His decision to retire from the banking world when he did was based on a yearning to experience something different.
“I enjoyed a fantastic career in the commercial world but was ready to do something different,” Mr Hersey said.
“I had always known I wanted to work in the charity or voluntary sector at some point in my life and that point had arrived.
“I really wanted to start giving something back and the chance to work at the Foundation was simply perfect timing.
“I knew little about the charity but did some research both into the UK Community Foundation network and elsewhere around the world particularly the United States where community foundations are long established and very much a part of community life.

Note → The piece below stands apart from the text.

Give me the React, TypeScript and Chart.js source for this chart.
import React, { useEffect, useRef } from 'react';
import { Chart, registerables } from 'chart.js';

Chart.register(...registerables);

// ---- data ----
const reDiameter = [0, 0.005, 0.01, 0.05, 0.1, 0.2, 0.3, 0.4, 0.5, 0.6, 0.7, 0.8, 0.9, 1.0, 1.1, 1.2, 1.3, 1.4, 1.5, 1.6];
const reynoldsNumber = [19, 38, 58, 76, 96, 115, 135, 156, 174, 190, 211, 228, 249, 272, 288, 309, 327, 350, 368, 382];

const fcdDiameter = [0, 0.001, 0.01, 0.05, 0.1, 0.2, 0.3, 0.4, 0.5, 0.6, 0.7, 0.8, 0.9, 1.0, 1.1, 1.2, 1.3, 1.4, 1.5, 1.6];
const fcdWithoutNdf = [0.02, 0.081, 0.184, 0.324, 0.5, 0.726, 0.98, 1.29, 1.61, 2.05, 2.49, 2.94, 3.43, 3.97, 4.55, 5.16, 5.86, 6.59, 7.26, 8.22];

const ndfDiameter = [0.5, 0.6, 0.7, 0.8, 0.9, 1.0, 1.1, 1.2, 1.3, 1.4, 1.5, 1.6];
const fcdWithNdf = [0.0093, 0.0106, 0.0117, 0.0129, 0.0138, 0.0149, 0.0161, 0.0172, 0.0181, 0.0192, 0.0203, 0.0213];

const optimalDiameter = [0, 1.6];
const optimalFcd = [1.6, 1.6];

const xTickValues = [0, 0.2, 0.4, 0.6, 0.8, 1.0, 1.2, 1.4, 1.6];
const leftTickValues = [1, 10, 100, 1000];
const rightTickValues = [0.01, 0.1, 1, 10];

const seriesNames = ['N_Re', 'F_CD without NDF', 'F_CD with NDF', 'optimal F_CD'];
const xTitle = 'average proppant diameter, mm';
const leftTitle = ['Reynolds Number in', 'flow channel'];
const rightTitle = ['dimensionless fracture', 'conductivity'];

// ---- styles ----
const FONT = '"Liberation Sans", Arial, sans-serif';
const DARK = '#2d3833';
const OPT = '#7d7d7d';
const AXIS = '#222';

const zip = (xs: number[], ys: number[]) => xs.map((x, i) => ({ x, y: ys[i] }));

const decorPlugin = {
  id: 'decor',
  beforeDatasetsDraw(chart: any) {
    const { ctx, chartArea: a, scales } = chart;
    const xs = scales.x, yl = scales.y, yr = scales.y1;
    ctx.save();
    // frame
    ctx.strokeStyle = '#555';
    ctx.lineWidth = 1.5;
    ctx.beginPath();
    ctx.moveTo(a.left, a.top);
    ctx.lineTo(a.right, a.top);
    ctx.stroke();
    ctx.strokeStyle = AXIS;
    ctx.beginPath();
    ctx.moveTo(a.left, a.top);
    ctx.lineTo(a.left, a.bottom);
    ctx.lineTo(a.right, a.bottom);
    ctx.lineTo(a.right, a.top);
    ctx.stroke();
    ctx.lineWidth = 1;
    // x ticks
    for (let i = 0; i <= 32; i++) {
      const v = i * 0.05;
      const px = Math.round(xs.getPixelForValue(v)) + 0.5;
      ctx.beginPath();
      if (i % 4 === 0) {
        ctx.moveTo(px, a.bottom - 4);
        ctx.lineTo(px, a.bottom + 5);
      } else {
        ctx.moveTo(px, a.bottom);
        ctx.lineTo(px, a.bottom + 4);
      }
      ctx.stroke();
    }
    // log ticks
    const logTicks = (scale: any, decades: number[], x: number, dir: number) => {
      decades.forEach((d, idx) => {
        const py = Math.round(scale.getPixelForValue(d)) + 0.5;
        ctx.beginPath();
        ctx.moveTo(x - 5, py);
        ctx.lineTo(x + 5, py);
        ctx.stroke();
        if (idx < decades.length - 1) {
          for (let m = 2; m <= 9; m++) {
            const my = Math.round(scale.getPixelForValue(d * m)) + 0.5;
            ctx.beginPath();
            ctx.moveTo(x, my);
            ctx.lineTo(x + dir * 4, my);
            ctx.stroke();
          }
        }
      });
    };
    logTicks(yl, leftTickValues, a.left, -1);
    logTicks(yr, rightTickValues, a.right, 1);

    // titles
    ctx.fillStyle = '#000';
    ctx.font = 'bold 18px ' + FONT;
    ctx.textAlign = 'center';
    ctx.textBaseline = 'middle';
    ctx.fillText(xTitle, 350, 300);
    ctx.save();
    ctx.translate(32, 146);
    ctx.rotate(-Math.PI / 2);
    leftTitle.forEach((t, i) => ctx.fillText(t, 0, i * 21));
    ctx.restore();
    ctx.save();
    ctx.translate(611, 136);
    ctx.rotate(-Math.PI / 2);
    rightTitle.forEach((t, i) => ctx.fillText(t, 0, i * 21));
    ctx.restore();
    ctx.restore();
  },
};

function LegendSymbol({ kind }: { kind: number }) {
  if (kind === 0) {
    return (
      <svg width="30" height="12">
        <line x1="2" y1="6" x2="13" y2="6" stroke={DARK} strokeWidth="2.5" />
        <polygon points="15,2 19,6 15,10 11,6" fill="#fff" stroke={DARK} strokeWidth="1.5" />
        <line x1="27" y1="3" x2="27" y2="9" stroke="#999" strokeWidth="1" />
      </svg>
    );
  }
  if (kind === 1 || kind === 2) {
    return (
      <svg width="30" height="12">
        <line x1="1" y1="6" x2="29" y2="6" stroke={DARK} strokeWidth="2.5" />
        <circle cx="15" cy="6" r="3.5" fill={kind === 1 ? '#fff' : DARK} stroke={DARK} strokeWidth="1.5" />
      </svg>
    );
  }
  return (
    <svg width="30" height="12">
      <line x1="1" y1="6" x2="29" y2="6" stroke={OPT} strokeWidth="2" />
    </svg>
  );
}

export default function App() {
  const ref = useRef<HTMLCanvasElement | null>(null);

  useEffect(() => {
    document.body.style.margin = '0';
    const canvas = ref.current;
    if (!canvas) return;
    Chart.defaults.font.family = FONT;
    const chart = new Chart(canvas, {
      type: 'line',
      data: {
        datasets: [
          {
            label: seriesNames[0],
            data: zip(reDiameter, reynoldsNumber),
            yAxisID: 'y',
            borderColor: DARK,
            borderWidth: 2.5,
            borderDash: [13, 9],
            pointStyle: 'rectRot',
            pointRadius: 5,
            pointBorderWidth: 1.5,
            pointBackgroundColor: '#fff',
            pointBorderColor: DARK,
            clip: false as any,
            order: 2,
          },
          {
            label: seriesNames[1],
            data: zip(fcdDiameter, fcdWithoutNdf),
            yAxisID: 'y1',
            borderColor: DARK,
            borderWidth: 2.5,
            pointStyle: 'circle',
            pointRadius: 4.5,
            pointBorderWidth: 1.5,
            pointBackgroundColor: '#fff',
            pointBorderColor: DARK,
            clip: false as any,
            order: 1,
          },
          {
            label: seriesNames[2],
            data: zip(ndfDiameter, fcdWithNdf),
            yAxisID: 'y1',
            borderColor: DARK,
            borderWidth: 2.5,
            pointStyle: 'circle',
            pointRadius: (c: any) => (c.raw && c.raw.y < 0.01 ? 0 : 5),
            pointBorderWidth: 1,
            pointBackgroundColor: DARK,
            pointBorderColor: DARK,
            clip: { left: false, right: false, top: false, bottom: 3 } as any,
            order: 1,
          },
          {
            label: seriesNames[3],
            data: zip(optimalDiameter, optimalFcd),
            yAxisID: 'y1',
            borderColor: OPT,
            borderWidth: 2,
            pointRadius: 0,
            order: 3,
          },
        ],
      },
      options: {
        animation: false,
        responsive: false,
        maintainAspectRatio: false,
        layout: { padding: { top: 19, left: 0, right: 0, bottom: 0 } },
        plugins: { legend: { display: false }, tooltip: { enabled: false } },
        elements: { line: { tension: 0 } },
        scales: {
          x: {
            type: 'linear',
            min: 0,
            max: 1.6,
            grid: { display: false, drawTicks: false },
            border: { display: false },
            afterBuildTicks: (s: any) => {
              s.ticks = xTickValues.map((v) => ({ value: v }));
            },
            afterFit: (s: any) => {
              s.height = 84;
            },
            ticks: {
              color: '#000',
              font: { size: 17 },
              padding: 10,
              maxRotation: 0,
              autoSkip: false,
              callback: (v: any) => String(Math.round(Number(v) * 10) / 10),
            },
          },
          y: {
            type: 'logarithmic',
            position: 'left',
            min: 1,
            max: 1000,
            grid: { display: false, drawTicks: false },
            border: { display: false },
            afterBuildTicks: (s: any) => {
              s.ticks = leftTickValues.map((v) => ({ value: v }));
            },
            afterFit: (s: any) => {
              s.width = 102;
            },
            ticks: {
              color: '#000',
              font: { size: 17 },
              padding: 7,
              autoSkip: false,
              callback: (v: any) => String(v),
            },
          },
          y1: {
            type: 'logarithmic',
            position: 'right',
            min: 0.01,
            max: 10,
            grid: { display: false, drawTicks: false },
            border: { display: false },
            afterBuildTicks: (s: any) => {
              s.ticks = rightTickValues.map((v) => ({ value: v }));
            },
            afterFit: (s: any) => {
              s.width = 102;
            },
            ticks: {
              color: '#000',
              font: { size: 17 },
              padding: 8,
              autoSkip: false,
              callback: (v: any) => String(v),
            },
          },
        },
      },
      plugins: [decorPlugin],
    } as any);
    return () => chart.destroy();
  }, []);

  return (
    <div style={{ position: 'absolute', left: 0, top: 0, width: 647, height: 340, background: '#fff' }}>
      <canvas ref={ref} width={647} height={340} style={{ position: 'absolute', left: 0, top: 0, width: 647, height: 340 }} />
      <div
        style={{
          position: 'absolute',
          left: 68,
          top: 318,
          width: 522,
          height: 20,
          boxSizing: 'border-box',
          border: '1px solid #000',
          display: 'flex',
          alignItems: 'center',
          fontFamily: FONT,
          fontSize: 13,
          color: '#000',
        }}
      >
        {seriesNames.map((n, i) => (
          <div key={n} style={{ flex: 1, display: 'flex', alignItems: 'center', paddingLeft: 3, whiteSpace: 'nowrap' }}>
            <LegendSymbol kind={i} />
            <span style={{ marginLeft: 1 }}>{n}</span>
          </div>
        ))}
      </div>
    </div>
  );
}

“The foundation is designed to bring together donors and philanthropists with communities in need by largely supporting small grass roots community projects, over 800 last year alone in Birmingham and the Black Country. The impact on local communities and groups from what is often quite modest funding can be simply amazing.
“I am really just learning of the brilliant work that many thousands of volunteers do each day around our region often in very difficult circumstances. Frankly it is truly inspirational and a real eye opener.
“As I learn more about the foundation’s work I find the knowledge of the team and their understanding of communities needs across our region really impressive. Many firms and individuals often want to give to ‘worthy’ community causes and have great difficulty in actually getting their money through to the right people where it can be put to best use. This is where the Birmingham Community Foundation comes into its own.”
The foundation supports many areas, including education and IT, sports clubs, music, youth groups, dance groups, exercise classes for the elderly, readers for stroke victims and environmental projects.
The list is endless and thousands benefit thanks to the support of donors.
This is just touching the surface of what the foundation does he explained but he is determined to spend the next few months meeting up with the hundreds of contacts he has throughout the region and telling them more, in particular about plans to build the foundations endowment with support from the Government backed grass roots matching scheme “an opportunity not to be missed,” he said.
What’s on the agenda on more personal level for the next 12 months?
“Well losing a little weight which is long overdue, travel more widely and take time to watch a little more sport and hopefully seeing Arsenal lift some silverware. I would love to see our local teams continue their good form but being a Gooner is in the blood.
“On a more serious note I feel I have been given a great opportunity to help shape the foundation’s future. We will have many challenges but I want to make sure that our strong message gets out to every philanthropist and every firm in the Birmingham and Black Country that has CSR on its agenda. I do not want the Birmingham Community Foundation to be the region’s best kept secret.”